[INFORMATION SUPPLIED]
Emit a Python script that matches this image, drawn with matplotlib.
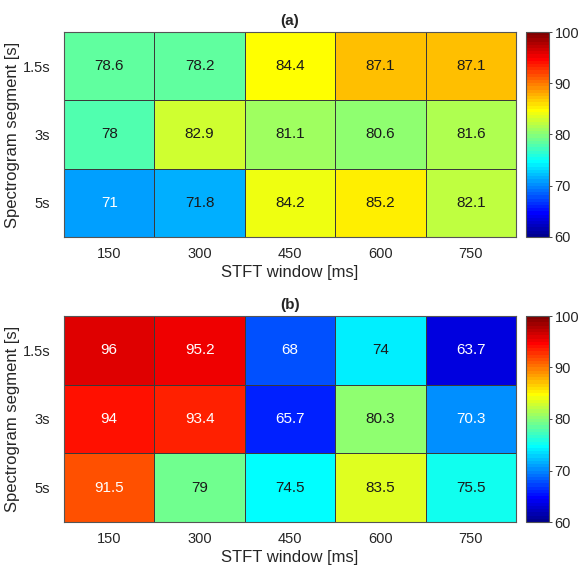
import numpy as np
import matplotlib
matplotlib.use('Agg')
import matplotlib.pyplot as plt
from matplotlib.colors import Normalize, ListedColormap

plt.rcParams['font.family'] = ['Liberation Sans', 'DejaVu Sans']

# data
stft_windows = ['150', '300', '450', '600', '750']
segments = ['1.5s', '3s', '5s']
acc_a = [
    [78.6, 78.2, 84.4, 87.1, 87.1],
    [78.0, 82.9, 81.1, 80.6, 81.6],
    [71.0, 71.8, 84.2, 85.2, 82.1],
]
acc_b = [
    [96.0, 95.2, 68.0, 74.0, 63.7],
    [94.0, 93.4, 65.7, 80.3, 70.3],
    [91.5, 79.0, 74.5, 83.5, 75.5],
]
panel_titles = ['(a)', '(b)']
cbar_ticks = [60, 70, 80, 90, 100]

VMIN, VMAX = 60, 100
TXT = '#262626'
W, H = 578, 567


def matlab_jet(m=64):
    # same construction as MATLAB's jet(m)
    n = int(np.ceil(m / 4))
    u = np.concatenate([np.arange(1, n + 1) / n, np.ones(n - 1), np.arange(n, 0, -1) / n])
    g = int(np.ceil(n / 2)) - (m % 4 == 1) + np.arange(1, len(u) + 1)
    r = g + n
    b = g - n
    J = np.zeros((m, 3))
    for ch, idx in ((0, r), (1, g), (2, b)):
        ok = (idx >= 1) & (idx <= m)
        J[idx[ok] - 1, ch] = u[ok]
    return ListedColormap(J)


def fmt(v):
    return f'{v:g}'


def draw_panel(ax, cax, data, title):
    data = np.array(data)
    norm = Normalize(VMIN, VMAX)
    cmap = matlab_jet(64)
    mesh = ax.pcolormesh(data, cmap=cmap, norm=norm,
                         edgecolors='#3a3a3a', linewidth=0.6)
    ax.set_xlim(0, data.shape[1])
    ax.set_ylim(data.shape[0], 0)
    for i in range(data.shape[0]):
        for j in range(data.shape[1]):
            t = norm(data[i, j])
            col = 'white' if (t < 0.29 or t > 0.75) else '#1a1a1a'
            ax.text(j + 0.5, i + 0.5, fmt(data[i, j]), ha='center', va='center',
                    fontsize=11, color=col)
    ax.set_xticks(np.arange(data.shape[1]) + 0.5)
    ax.set_xticklabels(stft_windows)
    ax.set_yticks(np.arange(data.shape[0]) + 0.5)
    ax.set_yticklabels(segments)
    ax.tick_params(length=0, labelsize=10.5, colors=TXT)
    ax.tick_params(axis='x', pad=7)
    ax.tick_params(axis='y', pad=10)
    ax.set_xlabel('STFT window [ms]', fontsize=12, color=TXT, labelpad=3)
    ax.set_ylabel('Spectrogram segment [s]', fontsize=12, color=TXT, labelpad=2)
    ax.set_title(title, fontsize=11, fontweight='bold', color=TXT, pad=5)
    for s in ax.spines.values():
        s.set_color('#555555')
        s.set_linewidth(0.8)

    cb = plt.colorbar(mesh, cax=cax, ticks=cbar_ticks)
    cb.outline.set_edgecolor('#555555')
    cb.outline.set_linewidth(0.8)
    cax.tick_params(labelsize=10.5, colors=TXT, length=2, width=0.6, direction='out', pad=2)


def main():
    fig = plt.figure(figsize=(W / 100, H / 100), dpi=100)
    left, right = 64 / W, 516 / W
    cb_left, cb_right = 526 / W, 549 / W
    boxes = [(32, 237), (316, 522)]
    for (top, bot), data, title in zip(boxes, [acc_a, acc_b], panel_titles):
        y0 = 1 - bot / H
        h = (bot - top) / H
        ax = fig.add_axes([left, y0, right - left, h])
        cax = fig.add_axes([cb_left, y0, cb_right - cb_left, h])
        draw_panel(ax, cax, data, title)
    fig.savefig('out.png', dpi=100, facecolor='white')
    plt.close(fig)


if __name__ == '__main__':
    main()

[TASK] Keep the pictures out of the copy and return the rest of the data above exactly.

[EXERCISE RESPONSE]
Emit a Python script that matches this image, drawn with matplotlib.
import numpy as np
import matplotlib
matplotlib.use('Agg')
import matplotlib.pyplot as plt
from matplotlib.colors import Normalize, ListedColormap

plt.rcParams['font.family'] = ['Liberation Sans', 'DejaVu Sans']

# data
stft_windows = ['150', '300', '450', '600', '750']
segments = ['1.5s', '3s', '5s']
acc_a = [
    [78.6, 78.2, 84.4, 87.1, 87.1],
    [78.0, 82.9, 81.1, 80.6, 81.6],
    [71.0, 71.8, 84.2, 85.2, 82.1],
]
acc_b = [
    [96.0, 95.2, 68.0, 74.0, 63.7],
    [94.0, 93.4, 65.7, 80.3, 70.3],
    [91.5, 79.0, 74.5, 83.5, 75.5],
]
panel_titles = ['(a)', '(b)']
cbar_ticks = [60, 70, 80, 90, 100]

VMIN, VMAX = 60, 100
TXT = '#262626'
W, H = 578, 567


def matlab_jet(m=64):
    # same construction as MATLAB's jet(m)
    n = int(np.ceil(m / 4))
    u = np.concatenate([np.arange(1, n + 1) / n, np.ones(n - 1), np.arange(n, 0, -1) / n])
    g = int(np.ceil(n / 2)) - (m % 4 == 1) + np.arange(1, len(u) + 1)
    r = g + n
    b = g - n
    J = np.zeros((m, 3))
    for ch, idx in ((0, r), (1, g), (2, b)):
        ok = (idx >= 1) & (idx <= m)
        J[idx[ok] - 1, ch] = u[ok]
    return ListedColormap(J)


def fmt(v):
    return f'{v:g}'


def draw_panel(ax, cax, data, title):
    data = np.array(data)
    norm = Normalize(VMIN, VMAX)
    cmap = matlab_jet(64)
    mesh = ax.pcolormesh(data, cmap=cmap, norm=norm,
                         edgecolors='#3a3a3a', linewidth=0.6)
    ax.set_xlim(0, data.shape[1])
    ax.set_ylim(data.shape[0], 0)
    for i in range(data.shape[0]):
        for j in range(data.shape[1]):
            t = norm(data[i, j])
            col = 'white' if (t < 0.29 or t > 0.75) else '#1a1a1a'
            ax.text(j + 0.5, i + 0.5, fmt(data[i, j]), ha='center', va='center',
                    fontsize=11, color=col)
    ax.set_xticks(np.arange(data.shape[1]) + 0.5)
    ax.set_xticklabels(stft_windows)
    ax.set_yticks(np.arange(data.shape[0]) + 0.5)
    ax.set_yticklabels(segments)
    ax.tick_params(length=0, labelsize=10.5, colors=TXT)
    ax.tick_params(axis='x', pad=7)
    ax.tick_params(axis='y', pad=10)
    ax.set_xlabel('STFT window [ms]', fontsize=12, color=TXT, labelpad=3)
    ax.set_ylabel('Spectrogram segment [s]', fontsize=12, color=TXT, labelpad=2)
    ax.set_title(title, fontsize=11, fontweight='bold', color=TXT, pad=5)
    for s in ax.spines.values():
        s.set_color('#555555')
        s.set_linewidth(0.8)

    cb = plt.colorbar(mesh, cax=cax, ticks=cbar_ticks)
    cb.outline.set_edgecolor('#555555')
    cb.outline.set_linewidth(0.8)
    cax.tick_params(labelsize=10.5, colors=TXT, length=2, width=0.6, direction='out', pad=2)


def main():
    fig = plt.figure(figsize=(W / 100, H / 100), dpi=100)
    left, right = 64 / W, 516 / W
    cb_left, cb_right = 526 / W, 549 / W
    boxes = [(32, 237), (316, 522)]
    for (top, bot), data, title in zip(boxes, [acc_a, acc_b], panel_titles):
        y0 = 1 - bot / H
        h = (bot - top) / H
        ax = fig.add_axes([left, y0, right - left, h])
        cax = fig.add_axes([cb_left, y0, cb_right - cb_left, h])
        draw_panel(ax, cax, data, title)
    fig.savefig('out.png', dpi=100, facecolor='white')
    plt.close(fig)


if __name__ == '__main__':
    main()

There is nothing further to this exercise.